* **What you have to do**:
Retype the data that follows line by line, exactly, and leave its pictures out.
-- -- --
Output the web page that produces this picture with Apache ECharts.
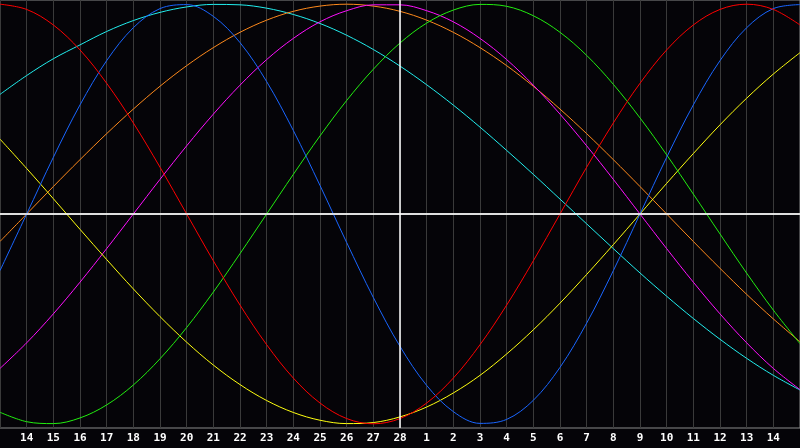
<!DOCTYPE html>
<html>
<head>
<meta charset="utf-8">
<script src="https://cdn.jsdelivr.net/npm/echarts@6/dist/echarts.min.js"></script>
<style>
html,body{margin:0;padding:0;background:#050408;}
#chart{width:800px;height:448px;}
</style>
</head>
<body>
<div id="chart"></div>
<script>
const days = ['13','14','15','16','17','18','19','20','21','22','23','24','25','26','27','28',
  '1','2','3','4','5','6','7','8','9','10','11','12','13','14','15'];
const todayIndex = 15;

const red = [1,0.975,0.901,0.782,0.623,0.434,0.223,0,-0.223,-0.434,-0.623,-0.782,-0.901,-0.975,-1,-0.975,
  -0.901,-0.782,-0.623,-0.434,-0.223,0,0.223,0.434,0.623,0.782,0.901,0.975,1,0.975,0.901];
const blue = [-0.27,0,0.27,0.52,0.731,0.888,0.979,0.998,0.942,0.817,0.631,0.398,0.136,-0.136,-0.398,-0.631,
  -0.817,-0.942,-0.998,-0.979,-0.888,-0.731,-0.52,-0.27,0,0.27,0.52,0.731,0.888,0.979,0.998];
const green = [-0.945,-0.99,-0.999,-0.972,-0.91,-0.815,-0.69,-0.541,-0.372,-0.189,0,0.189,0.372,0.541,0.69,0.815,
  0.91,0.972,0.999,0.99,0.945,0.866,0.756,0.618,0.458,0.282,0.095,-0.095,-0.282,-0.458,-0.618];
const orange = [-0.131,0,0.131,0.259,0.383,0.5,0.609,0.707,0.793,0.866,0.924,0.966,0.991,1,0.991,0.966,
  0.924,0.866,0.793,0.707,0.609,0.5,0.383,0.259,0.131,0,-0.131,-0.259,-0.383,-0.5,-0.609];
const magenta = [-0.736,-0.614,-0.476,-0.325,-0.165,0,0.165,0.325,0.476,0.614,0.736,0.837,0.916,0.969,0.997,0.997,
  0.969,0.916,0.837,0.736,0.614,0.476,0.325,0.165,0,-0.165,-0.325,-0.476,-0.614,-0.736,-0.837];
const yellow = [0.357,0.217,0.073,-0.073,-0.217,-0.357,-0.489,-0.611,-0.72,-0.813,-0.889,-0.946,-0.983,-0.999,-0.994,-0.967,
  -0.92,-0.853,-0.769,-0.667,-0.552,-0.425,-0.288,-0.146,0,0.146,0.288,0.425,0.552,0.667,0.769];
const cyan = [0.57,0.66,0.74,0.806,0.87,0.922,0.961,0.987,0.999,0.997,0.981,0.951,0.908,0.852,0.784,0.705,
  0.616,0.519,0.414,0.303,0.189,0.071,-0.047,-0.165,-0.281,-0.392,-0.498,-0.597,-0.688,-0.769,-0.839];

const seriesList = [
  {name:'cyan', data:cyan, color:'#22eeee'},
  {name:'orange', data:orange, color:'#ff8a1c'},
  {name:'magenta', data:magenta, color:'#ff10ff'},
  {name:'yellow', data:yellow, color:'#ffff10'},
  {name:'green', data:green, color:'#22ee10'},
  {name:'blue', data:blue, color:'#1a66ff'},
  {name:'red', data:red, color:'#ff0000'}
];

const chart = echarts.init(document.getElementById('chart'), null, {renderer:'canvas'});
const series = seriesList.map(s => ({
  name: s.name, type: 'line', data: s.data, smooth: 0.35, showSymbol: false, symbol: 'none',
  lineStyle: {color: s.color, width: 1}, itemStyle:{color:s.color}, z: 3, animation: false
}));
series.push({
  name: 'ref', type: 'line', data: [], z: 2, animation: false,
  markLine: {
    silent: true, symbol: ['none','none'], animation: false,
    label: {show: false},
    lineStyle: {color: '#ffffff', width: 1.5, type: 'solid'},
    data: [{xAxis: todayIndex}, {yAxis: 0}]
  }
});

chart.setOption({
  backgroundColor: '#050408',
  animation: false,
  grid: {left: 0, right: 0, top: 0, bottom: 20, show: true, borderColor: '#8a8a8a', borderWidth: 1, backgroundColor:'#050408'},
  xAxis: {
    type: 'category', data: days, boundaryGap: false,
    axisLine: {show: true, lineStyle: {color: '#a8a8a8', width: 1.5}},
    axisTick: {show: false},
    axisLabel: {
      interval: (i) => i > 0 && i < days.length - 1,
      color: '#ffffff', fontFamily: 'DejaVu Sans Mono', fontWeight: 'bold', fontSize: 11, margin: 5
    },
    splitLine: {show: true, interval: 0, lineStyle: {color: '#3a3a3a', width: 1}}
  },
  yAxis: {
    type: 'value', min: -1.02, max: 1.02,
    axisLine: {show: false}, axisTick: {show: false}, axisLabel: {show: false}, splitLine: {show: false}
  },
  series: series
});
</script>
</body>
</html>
-- -- --
* **Answer to the exercise**:
Output the web page that produces this picture with Apache ECharts.
<!DOCTYPE html>
<html>
<head>
<meta charset="utf-8">
<script src="https://cdn.jsdelivr.net/npm/echarts@6/dist/echarts.min.js"></script>
<style>
html,body{margin:0;padding:0;background:#050408;}
#chart{width:800px;height:448px;}
</style>
</head>
<body>
<div id="chart"></div>
<script>
const days = ['13','14','15','16','17','18','19','20','21','22','23','24','25','26','27','28',
  '1','2','3','4','5','6','7','8','9','10','11','12','13','14','15'];
const todayIndex = 15;

const red = [1,0.975,0.901,0.782,0.623,0.434,0.223,0,-0.223,-0.434,-0.623,-0.782,-0.901,-0.975,-1,-0.975,
  -0.901,-0.782,-0.623,-0.434,-0.223,0,0.223,0.434,0.623,0.782,0.901,0.975,1,0.975,0.901];
const blue = [-0.27,0,0.27,0.52,0.731,0.888,0.979,0.998,0.942,0.817,0.631,0.398,0.136,-0.136,-0.398,-0.631,
  -0.817,-0.942,-0.998,-0.979,-0.888,-0.731,-0.52,-0.27,0,0.27,0.52,0.731,0.888,0.979,0.998];
const green = [-0.945,-0.99,-0.999,-0.972,-0.91,-0.815,-0.69,-0.541,-0.372,-0.189,0,0.189,0.372,0.541,0.69,0.815,
  0.91,0.972,0.999,0.99,0.945,0.866,0.756,0.618,0.458,0.282,0.095,-0.095,-0.282,-0.458,-0.618];
const orange = [-0.131,0,0.131,0.259,0.383,0.5,0.609,0.707,0.793,0.866,0.924,0.966,0.991,1,0.991,0.966,
  0.924,0.866,0.793,0.707,0.609,0.5,0.383,0.259,0.131,0,-0.131,-0.259,-0.383,-0.5,-0.609];
const magenta = [-0.736,-0.614,-0.476,-0.325,-0.165,0,0.165,0.325,0.476,0.614,0.736,0.837,0.916,0.969,0.997,0.997,
  0.969,0.916,0.837,0.736,0.614,0.476,0.325,0.165,0,-0.165,-0.325,-0.476,-0.614,-0.736,-0.837];
const yellow = [0.357,0.217,0.073,-0.073,-0.217,-0.357,-0.489,-0.611,-0.72,-0.813,-0.889,-0.946,-0.983,-0.999,-0.994,-0.967,
  -0.92,-0.853,-0.769,-0.667,-0.552,-0.425,-0.288,-0.146,0,0.146,0.288,0.425,0.552,0.667,0.769];
const cyan = [0.57,0.66,0.74,0.806,0.87,0.922,0.961,0.987,0.999,0.997,0.981,0.951,0.908,0.852,0.784,0.705,
  0.616,0.519,0.414,0.303,0.189,0.071,-0.047,-0.165,-0.281,-0.392,-0.498,-0.597,-0.688,-0.769,-0.839];

const seriesList = [
  {name:'cyan', data:cyan, color:'#22eeee'},
  {name:'orange', data:orange, color:'#ff8a1c'},
  {name:'magenta', data:magenta, color:'#ff10ff'},
  {name:'yellow', data:yellow, color:'#ffff10'},
  {name:'green', data:green, color:'#22ee10'},
  {name:'blue', data:blue, color:'#1a66ff'},
  {name:'red', data:red, color:'#ff0000'}
];

const chart = echarts.init(document.getElementById('chart'), null, {renderer:'canvas'});
const series = seriesList.map(s => ({
  name: s.name, type: 'line', data: s.data, smooth: 0.35, showSymbol: false, symbol: 'none',
  lineStyle: {color: s.color, width: 1}, itemStyle:{color:s.color}, z: 3, animation: false
}));
series.push({
  name: 'ref', type: 'line', data: [], z: 2, animation: false,
  markLine: {
    silent: true, symbol: ['none','none'], animation: false,
    label: {show: false},
    lineStyle: {color: '#ffffff', width: 1.5, type: 'solid'},
    data: [{xAxis: todayIndex}, {yAxis: 0}]
  }
});

chart.setOption({
  backgroundColor: '#050408',
  animation: false,
  grid: {left: 0, right: 0, top: 0, bottom: 20, show: true, borderColor: '#8a8a8a', borderWidth: 1, backgroundColor:'#050408'},
  xAxis: {
    type: 'category', data: days, boundaryGap: false,
    axisLine: {show: true, lineStyle: {color: '#a8a8a8', width: 1.5}},
    axisTick: {show: false},
    axisLabel: {
      interval: (i) => i > 0 && i < days.length - 1,
      color: '#ffffff', fontFamily: 'DejaVu Sans Mono', fontWeight: 'bold', fontSize: 11, margin: 5
    },
    splitLine: {show: true, interval: 0, lineStyle: {color: '#3a3a3a', width: 1}}
  },
  yAxis: {
    type: 'value', min: -1.02, max: 1.02,
    axisLine: {show: false}, axisTick: {show: false}, axisLabel: {show: false}, splitLine: {show: false}
  },
  series: series
});
</script>
</body>
</html>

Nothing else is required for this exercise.